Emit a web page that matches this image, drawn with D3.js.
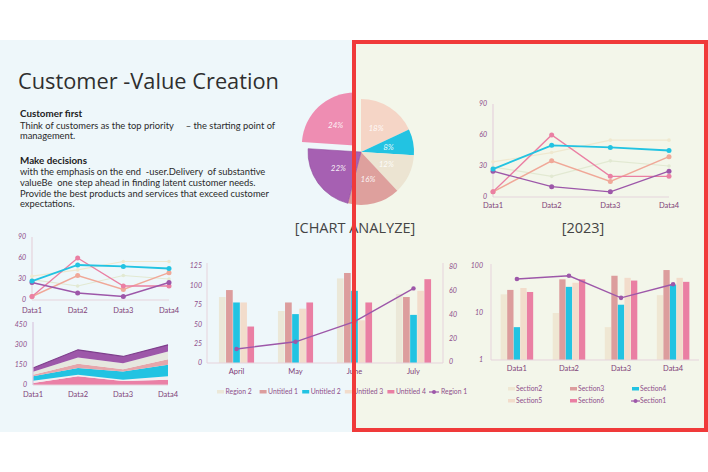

...

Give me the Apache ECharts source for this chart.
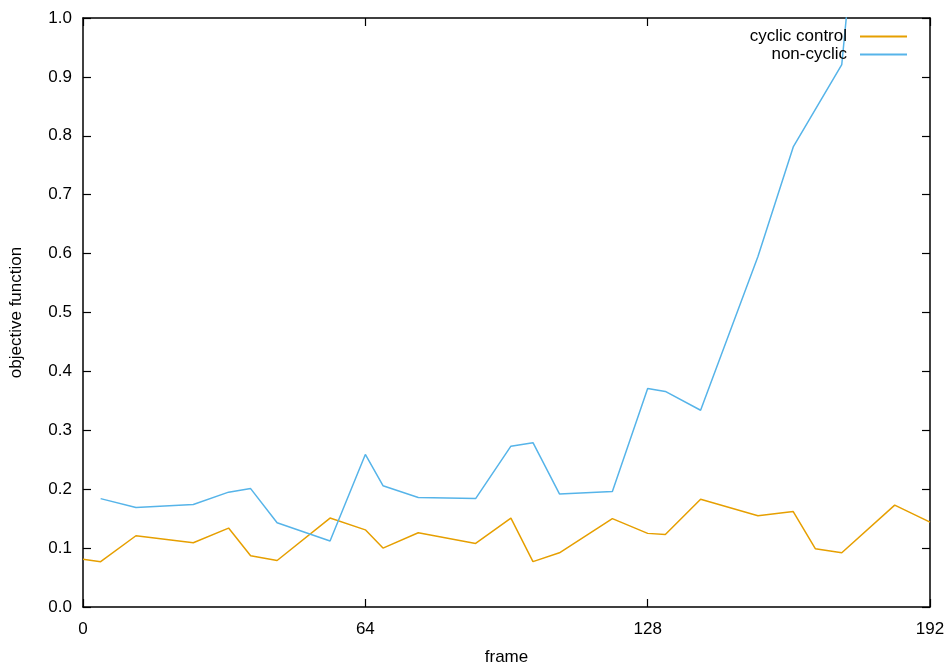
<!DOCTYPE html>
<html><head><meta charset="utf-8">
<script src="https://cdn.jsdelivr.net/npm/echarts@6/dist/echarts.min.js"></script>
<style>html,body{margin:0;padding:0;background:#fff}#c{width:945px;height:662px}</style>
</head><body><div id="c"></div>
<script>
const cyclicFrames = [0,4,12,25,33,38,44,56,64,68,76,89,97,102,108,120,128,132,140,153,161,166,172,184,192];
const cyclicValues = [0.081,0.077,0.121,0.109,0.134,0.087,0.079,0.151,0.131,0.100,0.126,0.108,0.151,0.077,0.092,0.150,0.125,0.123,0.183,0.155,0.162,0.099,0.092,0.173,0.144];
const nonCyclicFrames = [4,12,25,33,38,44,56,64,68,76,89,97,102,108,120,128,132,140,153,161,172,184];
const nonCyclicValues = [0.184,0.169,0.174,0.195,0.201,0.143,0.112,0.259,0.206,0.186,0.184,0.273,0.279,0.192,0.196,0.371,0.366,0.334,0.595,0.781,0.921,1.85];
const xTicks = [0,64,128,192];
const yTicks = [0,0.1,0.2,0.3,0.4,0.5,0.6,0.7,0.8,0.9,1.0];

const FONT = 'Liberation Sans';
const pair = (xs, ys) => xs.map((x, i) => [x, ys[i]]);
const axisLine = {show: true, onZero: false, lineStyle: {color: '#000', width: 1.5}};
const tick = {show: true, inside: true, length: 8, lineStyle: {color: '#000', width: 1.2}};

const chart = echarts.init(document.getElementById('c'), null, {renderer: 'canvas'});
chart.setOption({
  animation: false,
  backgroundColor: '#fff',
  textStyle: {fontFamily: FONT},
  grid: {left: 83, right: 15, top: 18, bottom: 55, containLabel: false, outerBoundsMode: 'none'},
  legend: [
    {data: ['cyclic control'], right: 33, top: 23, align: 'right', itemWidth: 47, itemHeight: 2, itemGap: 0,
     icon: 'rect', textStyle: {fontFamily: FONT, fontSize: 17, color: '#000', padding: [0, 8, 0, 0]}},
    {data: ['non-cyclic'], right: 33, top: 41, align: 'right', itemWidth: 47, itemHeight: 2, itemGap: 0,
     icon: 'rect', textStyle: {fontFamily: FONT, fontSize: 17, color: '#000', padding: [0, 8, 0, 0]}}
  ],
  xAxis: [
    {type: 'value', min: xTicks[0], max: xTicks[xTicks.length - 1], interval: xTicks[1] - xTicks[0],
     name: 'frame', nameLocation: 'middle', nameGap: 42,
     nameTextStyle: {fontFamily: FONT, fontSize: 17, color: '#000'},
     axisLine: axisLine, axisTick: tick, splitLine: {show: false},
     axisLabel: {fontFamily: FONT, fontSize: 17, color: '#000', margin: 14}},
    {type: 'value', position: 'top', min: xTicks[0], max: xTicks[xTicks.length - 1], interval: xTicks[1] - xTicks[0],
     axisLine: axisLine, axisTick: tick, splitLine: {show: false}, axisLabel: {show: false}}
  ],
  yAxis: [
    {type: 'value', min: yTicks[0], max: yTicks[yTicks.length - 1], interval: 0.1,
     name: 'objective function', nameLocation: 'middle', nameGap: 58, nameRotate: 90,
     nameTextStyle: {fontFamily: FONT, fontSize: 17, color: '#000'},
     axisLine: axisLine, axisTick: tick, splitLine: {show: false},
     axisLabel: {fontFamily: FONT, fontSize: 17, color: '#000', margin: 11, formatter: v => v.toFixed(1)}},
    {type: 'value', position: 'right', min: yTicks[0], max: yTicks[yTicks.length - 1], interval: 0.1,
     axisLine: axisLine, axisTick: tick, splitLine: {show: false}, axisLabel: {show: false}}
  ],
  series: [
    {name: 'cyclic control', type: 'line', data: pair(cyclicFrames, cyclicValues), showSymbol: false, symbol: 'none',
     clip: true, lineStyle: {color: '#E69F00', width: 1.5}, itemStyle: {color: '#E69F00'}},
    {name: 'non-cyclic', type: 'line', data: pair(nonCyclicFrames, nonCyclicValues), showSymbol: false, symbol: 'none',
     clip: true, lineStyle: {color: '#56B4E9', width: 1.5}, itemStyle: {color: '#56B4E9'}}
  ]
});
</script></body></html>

* * *

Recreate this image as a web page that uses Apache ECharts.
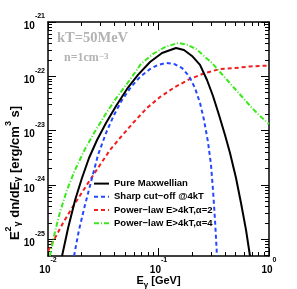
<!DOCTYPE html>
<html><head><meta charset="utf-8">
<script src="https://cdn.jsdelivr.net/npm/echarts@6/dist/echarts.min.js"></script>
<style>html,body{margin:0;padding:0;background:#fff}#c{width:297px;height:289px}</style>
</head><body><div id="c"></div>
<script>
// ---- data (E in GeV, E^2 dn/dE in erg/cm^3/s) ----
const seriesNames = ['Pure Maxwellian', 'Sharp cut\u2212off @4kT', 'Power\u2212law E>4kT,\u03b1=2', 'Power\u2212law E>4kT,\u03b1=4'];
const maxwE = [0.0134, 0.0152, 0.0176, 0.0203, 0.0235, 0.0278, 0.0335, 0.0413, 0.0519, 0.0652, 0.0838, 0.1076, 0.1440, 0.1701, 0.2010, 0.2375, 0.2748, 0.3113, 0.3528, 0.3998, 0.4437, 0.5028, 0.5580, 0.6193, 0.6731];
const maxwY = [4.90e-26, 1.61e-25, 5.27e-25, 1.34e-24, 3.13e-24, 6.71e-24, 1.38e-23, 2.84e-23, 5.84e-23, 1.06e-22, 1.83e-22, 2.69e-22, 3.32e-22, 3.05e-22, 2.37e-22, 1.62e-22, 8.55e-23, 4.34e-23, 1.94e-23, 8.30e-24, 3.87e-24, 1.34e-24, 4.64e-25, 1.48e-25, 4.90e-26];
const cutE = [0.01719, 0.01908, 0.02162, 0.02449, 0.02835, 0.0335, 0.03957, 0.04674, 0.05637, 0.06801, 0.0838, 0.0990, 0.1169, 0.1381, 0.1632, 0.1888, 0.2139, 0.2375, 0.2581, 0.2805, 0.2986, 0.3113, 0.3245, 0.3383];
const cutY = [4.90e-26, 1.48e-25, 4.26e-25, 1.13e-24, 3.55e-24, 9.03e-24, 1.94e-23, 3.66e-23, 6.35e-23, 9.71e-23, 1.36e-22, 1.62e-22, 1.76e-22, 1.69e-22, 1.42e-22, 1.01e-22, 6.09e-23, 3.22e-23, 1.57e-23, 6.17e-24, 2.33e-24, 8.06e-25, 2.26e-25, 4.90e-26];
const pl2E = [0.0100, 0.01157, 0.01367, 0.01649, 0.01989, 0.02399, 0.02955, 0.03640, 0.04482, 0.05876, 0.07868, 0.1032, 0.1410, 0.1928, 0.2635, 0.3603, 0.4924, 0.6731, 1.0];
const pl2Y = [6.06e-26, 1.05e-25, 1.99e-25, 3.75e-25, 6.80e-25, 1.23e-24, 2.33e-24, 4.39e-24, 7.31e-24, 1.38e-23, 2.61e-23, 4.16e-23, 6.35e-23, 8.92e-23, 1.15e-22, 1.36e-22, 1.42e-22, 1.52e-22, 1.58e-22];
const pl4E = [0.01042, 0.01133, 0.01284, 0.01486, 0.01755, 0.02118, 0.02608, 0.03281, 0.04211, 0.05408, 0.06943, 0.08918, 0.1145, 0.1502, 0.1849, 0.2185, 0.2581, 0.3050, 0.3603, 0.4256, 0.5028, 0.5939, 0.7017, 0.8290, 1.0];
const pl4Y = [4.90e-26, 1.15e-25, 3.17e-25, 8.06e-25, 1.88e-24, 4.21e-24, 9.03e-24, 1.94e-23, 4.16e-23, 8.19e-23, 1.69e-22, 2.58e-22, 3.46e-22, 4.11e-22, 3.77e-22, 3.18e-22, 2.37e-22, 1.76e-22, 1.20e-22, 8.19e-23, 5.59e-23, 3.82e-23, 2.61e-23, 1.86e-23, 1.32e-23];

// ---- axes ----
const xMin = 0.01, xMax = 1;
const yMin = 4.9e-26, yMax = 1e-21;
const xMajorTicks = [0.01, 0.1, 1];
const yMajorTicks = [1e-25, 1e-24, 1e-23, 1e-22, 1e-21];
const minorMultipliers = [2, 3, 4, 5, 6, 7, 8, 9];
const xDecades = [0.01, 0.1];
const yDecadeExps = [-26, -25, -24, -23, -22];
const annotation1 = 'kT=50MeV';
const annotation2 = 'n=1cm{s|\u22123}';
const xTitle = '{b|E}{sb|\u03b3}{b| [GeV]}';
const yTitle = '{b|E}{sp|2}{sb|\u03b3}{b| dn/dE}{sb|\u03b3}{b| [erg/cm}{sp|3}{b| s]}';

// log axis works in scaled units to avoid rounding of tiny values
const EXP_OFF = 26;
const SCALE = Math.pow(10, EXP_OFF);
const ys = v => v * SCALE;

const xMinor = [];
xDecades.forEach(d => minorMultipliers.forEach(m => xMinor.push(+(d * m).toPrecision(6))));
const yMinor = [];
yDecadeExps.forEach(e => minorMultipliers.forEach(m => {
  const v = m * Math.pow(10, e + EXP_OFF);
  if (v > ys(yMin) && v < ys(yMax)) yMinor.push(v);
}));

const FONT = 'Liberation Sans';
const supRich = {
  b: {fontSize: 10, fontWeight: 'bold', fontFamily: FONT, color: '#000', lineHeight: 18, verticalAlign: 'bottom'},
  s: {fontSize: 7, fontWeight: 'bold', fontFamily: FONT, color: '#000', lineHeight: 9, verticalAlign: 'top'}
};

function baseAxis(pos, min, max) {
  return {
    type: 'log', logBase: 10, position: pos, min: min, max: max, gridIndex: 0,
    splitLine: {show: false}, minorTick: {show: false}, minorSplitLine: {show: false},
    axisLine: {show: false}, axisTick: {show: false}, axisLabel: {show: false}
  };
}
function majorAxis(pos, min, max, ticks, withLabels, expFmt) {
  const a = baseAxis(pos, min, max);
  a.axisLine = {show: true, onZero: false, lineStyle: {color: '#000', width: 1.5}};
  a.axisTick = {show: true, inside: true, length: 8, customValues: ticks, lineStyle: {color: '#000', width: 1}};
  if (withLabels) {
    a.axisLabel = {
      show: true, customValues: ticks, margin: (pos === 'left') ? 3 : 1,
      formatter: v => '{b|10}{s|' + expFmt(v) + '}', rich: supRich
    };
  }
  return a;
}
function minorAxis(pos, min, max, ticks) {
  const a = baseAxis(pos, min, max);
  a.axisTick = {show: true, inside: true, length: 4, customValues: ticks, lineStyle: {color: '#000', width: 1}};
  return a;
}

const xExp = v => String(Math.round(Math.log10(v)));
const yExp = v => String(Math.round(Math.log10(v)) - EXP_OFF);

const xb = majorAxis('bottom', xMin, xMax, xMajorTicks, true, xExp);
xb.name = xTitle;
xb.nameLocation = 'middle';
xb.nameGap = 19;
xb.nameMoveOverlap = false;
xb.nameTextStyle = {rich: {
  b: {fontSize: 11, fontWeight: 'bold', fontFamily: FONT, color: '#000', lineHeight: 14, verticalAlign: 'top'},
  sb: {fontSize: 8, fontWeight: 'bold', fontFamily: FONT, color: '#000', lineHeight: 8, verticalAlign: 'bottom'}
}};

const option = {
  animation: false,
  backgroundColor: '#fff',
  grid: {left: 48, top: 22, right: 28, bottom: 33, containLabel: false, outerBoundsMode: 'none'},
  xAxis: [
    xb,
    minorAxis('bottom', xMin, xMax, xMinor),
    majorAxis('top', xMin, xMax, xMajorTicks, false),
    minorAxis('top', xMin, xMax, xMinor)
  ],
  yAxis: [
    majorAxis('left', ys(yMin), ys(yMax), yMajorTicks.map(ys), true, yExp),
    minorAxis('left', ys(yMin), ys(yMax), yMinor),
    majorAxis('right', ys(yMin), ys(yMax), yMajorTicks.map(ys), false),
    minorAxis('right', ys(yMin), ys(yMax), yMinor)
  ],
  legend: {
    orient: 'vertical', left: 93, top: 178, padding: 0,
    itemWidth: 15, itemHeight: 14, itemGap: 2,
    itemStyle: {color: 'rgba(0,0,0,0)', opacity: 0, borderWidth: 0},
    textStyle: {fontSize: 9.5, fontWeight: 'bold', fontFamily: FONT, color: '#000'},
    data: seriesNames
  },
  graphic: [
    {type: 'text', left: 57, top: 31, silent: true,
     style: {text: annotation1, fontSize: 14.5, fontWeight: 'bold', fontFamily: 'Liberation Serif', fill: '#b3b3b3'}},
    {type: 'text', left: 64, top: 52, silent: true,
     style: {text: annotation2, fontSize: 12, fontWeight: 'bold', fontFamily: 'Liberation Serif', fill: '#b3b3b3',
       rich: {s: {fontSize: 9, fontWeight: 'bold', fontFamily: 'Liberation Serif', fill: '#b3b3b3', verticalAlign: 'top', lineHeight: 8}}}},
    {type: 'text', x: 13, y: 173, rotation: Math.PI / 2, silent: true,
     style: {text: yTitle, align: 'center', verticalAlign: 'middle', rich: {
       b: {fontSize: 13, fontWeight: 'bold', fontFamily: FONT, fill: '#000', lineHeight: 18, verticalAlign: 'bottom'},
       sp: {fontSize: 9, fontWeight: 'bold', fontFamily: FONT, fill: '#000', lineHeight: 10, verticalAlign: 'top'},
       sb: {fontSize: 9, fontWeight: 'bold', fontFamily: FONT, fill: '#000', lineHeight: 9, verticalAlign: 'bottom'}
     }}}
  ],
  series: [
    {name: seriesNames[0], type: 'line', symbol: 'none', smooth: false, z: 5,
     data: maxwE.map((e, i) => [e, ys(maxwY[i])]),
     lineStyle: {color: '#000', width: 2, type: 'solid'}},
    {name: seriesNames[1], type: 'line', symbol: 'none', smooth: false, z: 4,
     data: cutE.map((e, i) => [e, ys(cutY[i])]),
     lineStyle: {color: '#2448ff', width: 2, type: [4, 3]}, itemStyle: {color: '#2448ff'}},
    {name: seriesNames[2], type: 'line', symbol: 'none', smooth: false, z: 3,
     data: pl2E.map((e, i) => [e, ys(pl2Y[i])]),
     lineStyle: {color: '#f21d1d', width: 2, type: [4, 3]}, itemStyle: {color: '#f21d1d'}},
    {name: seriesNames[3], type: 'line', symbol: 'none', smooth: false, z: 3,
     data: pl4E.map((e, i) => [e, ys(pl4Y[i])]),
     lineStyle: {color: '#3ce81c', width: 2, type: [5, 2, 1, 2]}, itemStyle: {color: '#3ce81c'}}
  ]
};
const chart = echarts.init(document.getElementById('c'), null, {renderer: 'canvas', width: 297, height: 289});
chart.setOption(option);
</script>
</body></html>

**Short exercise**
Set down nothing but the lines from the one holding "Give me the" through the one holding "const yTicks = [0,0.1,0.2,0.3,0.4,0.5,0.6,0.7,0.8,0.9,1.0];", both included, exactly as they appear; any picture is left out.

**Output of the task**
Give me the Apache ECharts source for this chart.
<!DOCTYPE html>
<html><head><meta charset="utf-8">
<script src="https://cdn.jsdelivr.net/npm/echarts@6/dist/echarts.min.js"></script>
<style>html,body{margin:0;padding:0;background:#fff}#c{width:945px;height:662px}</style>
</head><body><div id="c"></div>
<script>
const cyclicFrames = [0,4,12,25,33,38,44,56,64,68,76,89,97,102,108,120,128,132,140,153,161,166,172,184,192];
const cyclicValues = [0.081,0.077,0.121,0.109,0.134,0.087,0.079,0.151,0.131,0.100,0.126,0.108,0.151,0.077,0.092,0.150,0.125,0.123,0.183,0.155,0.162,0.099,0.092,0.173,0.144];
const nonCyclicFrames = [4,12,25,33,38,44,56,64,68,76,89,97,102,108,120,128,132,140,153,161,172,184];
const nonCyclicValues = [0.184,0.169,0.174,0.195,0.201,0.143,0.112,0.259,0.206,0.186,0.184,0.273,0.279,0.192,0.196,0.371,0.366,0.334,0.595,0.781,0.921,1.85];
const xTicks = [0,64,128,192];
const yTicks = [0,0.1,0.2,0.3,0.4,0.5,0.6,0.7,0.8,0.9,1.0];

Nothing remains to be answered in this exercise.